- TASK BRIEF
Don't include pictures. Quote the lines below from the first through the line that contains "top_curve_width = 0.93".

- COLLECTED DATA
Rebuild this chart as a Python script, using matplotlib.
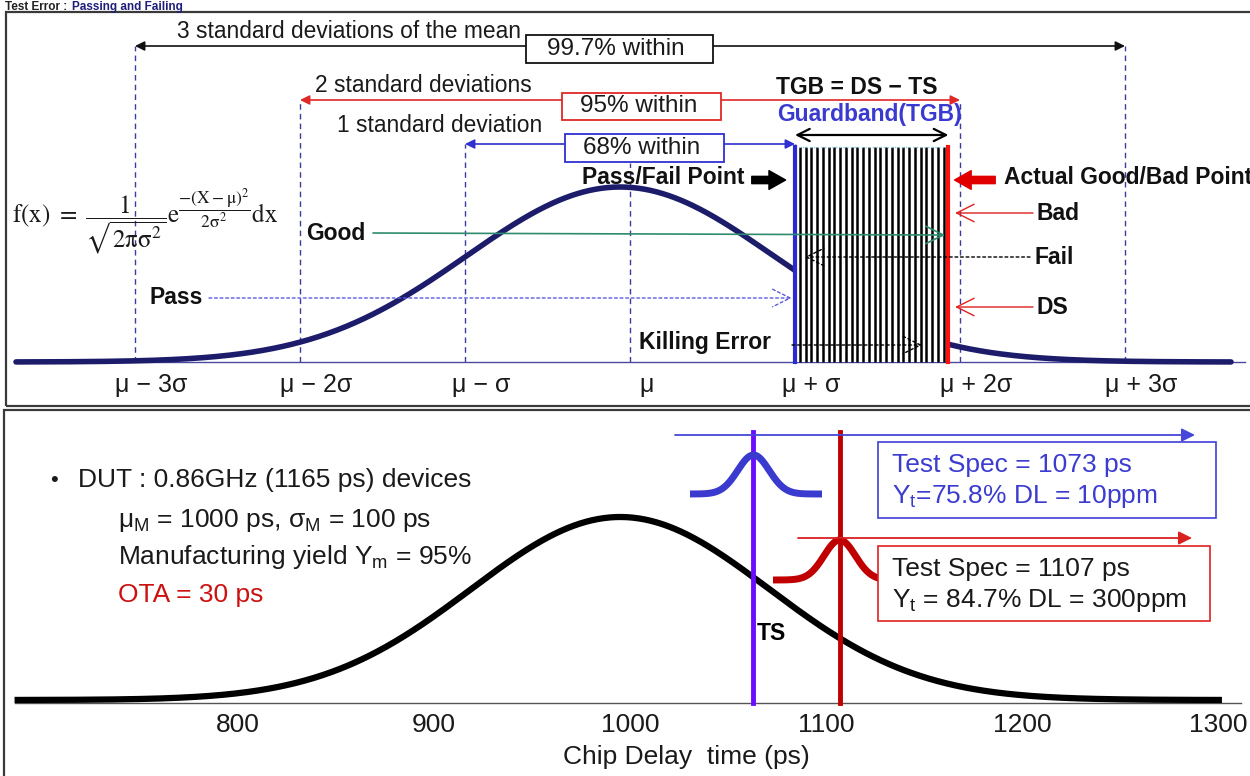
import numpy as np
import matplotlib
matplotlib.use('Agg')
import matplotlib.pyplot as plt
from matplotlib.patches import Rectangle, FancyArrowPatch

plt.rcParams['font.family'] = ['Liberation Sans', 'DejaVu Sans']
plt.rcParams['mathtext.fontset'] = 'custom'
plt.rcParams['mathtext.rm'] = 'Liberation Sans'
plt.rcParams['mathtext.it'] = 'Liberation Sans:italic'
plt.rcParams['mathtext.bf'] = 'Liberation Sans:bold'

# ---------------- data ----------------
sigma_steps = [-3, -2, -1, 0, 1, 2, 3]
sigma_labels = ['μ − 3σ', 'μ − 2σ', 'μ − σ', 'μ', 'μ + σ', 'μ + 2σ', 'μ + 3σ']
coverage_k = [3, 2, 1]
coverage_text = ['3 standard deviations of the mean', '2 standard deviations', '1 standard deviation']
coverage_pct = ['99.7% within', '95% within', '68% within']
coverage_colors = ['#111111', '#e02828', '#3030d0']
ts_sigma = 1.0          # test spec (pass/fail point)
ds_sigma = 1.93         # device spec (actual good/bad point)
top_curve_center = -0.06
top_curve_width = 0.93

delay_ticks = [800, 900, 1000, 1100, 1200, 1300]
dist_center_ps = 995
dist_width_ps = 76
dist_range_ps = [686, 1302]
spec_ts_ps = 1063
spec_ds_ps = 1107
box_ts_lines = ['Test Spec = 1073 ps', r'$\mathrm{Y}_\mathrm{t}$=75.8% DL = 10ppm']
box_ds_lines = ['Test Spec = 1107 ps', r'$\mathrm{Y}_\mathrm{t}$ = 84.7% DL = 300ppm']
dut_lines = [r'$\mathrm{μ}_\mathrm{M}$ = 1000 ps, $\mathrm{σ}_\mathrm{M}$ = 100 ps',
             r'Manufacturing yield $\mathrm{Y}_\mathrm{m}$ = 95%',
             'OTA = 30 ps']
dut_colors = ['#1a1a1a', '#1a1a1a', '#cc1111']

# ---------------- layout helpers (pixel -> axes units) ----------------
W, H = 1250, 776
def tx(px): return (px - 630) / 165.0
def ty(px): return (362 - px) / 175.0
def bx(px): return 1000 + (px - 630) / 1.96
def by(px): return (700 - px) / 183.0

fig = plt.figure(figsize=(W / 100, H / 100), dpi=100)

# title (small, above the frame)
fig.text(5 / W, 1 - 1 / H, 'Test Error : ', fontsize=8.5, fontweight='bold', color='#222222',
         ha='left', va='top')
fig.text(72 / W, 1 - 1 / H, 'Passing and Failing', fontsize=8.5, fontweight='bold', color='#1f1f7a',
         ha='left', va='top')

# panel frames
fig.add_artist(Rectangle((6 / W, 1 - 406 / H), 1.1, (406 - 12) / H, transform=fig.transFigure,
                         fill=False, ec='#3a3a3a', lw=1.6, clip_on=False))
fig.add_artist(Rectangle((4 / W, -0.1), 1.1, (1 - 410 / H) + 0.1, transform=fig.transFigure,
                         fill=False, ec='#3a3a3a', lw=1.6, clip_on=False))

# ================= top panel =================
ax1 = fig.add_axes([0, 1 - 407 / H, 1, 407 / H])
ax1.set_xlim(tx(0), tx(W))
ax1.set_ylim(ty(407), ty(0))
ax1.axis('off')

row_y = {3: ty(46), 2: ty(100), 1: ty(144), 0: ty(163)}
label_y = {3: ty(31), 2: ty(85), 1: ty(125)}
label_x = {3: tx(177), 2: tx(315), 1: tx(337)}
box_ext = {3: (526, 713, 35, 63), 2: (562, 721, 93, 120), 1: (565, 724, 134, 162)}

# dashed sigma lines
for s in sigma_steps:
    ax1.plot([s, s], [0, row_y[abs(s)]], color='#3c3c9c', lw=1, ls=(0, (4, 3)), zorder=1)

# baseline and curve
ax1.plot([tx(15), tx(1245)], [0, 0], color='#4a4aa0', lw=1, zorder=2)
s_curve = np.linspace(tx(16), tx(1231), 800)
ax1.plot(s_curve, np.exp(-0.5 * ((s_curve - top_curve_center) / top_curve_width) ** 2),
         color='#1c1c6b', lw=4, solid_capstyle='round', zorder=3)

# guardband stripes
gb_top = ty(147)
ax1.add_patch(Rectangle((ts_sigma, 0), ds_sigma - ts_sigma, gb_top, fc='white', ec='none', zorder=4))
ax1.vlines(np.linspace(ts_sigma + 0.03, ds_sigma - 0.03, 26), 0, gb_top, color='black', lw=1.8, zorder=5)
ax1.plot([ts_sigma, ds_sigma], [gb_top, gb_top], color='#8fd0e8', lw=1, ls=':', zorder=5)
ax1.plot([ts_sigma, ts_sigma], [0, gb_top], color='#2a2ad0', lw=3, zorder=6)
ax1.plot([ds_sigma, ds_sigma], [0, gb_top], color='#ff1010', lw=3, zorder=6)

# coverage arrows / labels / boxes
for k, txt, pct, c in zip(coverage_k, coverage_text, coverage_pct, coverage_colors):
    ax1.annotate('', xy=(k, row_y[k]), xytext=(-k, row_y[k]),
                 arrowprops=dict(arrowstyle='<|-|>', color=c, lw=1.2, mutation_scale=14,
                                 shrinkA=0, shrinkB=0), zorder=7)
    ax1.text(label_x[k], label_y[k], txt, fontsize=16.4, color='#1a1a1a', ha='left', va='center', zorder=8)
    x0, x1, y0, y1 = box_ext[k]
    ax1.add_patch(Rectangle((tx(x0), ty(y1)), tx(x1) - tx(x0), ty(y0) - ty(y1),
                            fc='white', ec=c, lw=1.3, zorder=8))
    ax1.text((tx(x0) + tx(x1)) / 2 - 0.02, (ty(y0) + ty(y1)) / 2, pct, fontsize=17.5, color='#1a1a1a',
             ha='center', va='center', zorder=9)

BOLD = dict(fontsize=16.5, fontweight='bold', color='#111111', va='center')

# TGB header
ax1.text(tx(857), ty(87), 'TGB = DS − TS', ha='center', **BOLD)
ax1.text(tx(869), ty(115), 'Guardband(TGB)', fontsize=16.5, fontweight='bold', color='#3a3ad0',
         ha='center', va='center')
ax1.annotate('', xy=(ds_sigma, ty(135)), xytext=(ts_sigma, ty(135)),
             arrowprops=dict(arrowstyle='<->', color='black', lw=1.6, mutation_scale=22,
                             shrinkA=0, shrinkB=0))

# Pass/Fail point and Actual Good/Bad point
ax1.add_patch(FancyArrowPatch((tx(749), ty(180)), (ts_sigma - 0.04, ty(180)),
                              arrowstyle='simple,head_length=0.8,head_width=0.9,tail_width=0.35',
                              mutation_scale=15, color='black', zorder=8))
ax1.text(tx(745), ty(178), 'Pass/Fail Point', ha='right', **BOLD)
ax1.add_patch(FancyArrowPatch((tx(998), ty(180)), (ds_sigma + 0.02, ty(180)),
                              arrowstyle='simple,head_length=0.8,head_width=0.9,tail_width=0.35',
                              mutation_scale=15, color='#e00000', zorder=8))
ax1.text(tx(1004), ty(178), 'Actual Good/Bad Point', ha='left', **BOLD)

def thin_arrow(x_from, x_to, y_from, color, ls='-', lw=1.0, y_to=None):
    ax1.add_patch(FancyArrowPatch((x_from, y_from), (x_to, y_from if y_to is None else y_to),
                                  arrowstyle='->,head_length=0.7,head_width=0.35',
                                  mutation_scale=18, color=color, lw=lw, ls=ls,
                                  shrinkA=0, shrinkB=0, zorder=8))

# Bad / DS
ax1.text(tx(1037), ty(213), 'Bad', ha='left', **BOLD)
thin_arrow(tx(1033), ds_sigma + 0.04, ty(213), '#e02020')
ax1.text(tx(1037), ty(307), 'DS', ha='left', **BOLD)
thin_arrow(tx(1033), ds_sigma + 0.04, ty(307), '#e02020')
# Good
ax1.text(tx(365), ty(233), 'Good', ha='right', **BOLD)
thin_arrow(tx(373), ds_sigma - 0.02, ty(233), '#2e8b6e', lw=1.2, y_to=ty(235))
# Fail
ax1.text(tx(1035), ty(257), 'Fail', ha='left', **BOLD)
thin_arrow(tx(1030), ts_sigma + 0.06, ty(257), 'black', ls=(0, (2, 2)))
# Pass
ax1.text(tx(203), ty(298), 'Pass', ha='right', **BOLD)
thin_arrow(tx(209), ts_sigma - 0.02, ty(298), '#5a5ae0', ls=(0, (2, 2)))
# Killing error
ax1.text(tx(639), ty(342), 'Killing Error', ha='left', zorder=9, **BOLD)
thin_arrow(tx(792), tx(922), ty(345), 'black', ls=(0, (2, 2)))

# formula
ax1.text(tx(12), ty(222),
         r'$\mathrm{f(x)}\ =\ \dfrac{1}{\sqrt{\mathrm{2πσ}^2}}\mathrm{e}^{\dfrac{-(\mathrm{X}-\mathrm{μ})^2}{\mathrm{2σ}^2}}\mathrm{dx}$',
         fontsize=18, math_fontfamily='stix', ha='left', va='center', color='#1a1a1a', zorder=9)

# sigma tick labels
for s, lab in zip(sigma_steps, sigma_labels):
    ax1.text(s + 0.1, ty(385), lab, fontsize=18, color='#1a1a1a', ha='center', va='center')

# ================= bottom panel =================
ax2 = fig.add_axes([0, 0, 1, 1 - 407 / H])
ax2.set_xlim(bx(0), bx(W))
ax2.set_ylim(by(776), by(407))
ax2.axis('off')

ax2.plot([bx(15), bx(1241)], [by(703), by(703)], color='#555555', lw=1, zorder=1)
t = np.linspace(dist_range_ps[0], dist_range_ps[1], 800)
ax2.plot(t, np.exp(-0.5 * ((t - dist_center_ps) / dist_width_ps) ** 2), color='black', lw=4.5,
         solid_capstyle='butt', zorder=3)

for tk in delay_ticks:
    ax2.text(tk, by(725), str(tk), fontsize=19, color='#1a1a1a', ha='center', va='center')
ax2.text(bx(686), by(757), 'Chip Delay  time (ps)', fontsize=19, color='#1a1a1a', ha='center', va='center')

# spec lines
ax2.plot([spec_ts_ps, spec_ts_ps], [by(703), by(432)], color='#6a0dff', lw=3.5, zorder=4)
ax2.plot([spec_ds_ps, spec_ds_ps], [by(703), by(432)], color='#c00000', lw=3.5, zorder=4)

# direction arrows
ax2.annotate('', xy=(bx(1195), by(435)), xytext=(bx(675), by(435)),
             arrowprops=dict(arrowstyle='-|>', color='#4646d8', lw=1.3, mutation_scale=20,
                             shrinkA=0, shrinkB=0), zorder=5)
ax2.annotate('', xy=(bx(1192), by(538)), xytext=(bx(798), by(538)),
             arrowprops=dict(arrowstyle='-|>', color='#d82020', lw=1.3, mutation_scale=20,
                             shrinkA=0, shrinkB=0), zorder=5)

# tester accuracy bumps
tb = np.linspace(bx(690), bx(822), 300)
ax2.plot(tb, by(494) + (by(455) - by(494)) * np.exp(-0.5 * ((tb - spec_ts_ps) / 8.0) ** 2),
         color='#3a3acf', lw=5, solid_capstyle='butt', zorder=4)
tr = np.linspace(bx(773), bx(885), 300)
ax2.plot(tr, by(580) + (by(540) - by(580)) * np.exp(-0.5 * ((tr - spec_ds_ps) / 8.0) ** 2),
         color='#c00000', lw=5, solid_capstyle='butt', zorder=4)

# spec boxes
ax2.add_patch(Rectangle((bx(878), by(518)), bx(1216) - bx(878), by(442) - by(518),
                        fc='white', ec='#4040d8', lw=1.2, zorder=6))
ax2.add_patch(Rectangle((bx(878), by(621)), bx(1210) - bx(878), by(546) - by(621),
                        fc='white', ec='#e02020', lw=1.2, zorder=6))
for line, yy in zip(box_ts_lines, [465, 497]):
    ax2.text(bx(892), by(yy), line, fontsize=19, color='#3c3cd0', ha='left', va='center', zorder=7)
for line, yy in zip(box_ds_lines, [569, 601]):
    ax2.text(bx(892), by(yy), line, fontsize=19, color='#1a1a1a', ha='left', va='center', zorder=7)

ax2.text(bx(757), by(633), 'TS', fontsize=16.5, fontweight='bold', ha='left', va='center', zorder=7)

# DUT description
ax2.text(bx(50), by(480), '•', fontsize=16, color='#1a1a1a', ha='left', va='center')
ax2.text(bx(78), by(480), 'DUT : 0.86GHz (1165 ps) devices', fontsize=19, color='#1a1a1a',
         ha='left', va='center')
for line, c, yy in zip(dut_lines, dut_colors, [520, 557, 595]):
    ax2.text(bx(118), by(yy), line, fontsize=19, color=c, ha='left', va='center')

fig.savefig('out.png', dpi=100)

- SOLUTION
Rebuild this chart as a Python script, using matplotlib.
import numpy as np
import matplotlib
matplotlib.use('Agg')
import matplotlib.pyplot as plt
from matplotlib.patches import Rectangle, FancyArrowPatch

plt.rcParams['font.family'] = ['Liberation Sans', 'DejaVu Sans']
plt.rcParams['mathtext.fontset'] = 'custom'
plt.rcParams['mathtext.rm'] = 'Liberation Sans'
plt.rcParams['mathtext.it'] = 'Liberation Sans:italic'
plt.rcParams['mathtext.bf'] = 'Liberation Sans:bold'

# ---------------- data ----------------
sigma_steps = [-3, -2, -1, 0, 1, 2, 3]
sigma_labels = ['μ − 3σ', 'μ − 2σ', 'μ − σ', 'μ', 'μ + σ', 'μ + 2σ', 'μ + 3σ']
coverage_k = [3, 2, 1]
coverage_text = ['3 standard deviations of the mean', '2 standard deviations', '1 standard deviation']
coverage_pct = ['99.7% within', '95% within', '68% within']
coverage_colors = ['#111111', '#e02828', '#3030d0']
ts_sigma = 1.0          # test spec (pass/fail point)
ds_sigma = 1.93         # device spec (actual good/bad point)
top_curve_center = -0.06
top_curve_width = 0.93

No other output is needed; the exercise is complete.